Book Review: Corruptible

Corruptible: Who Gets Power and How It Changes Us by Brian Klaas

A friend of mine recommended this author to me based on a video interview Brian Klaas did on YouTube, so I bought the book based on that. It’s about systems of leadership: how we choose leaders, who seeks power, and what happens to people once they get it.

I enjoyed this book because it hit that sweet spot that the best of pop science tries to hit (but sometimes overreaches) between being comprehensible and relevant without playing too fast and loose with conclusions. For example, Klaas admits when the methodology is flawed when citing studies that all pretty universally have grad student volunteers as subjects. Yet, he has chapter headings that offer intriguing tidbits such as “why chimpanzees can’t play baseball” and then later on explains how that’s relevant to leadership and societal structures.

This isn’t a how-to book.
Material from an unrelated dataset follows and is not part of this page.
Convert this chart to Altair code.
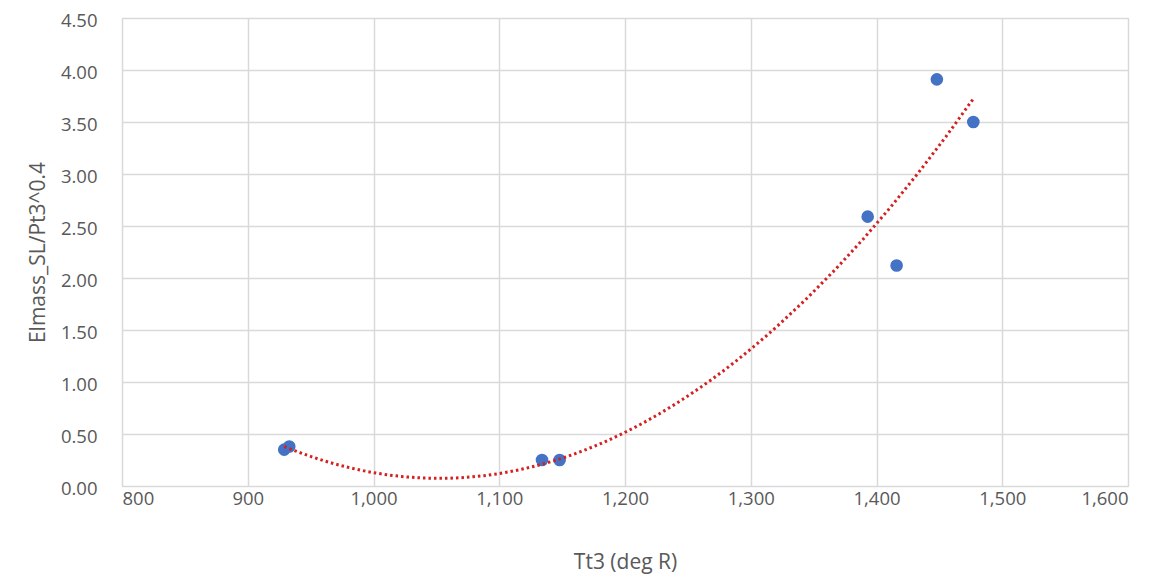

It’s sometimes satisfying to want a “okay, but how does this change how I live my life?” conclusion after reading this–you’re not gonna get one. He offers a few suggestions for things that might work to improve our society, like an independent research council made of random people to provide a valid counterpoint to political decisions, but no real agenda to make that happen. He also doesn’t seem to reference his own original studies, instead relying on the body of work available to him. It is pop science, after all. It’s not groundbreaking new findings, it’s something to make you sound smarter at cocktail parties. Worth a read (or listen).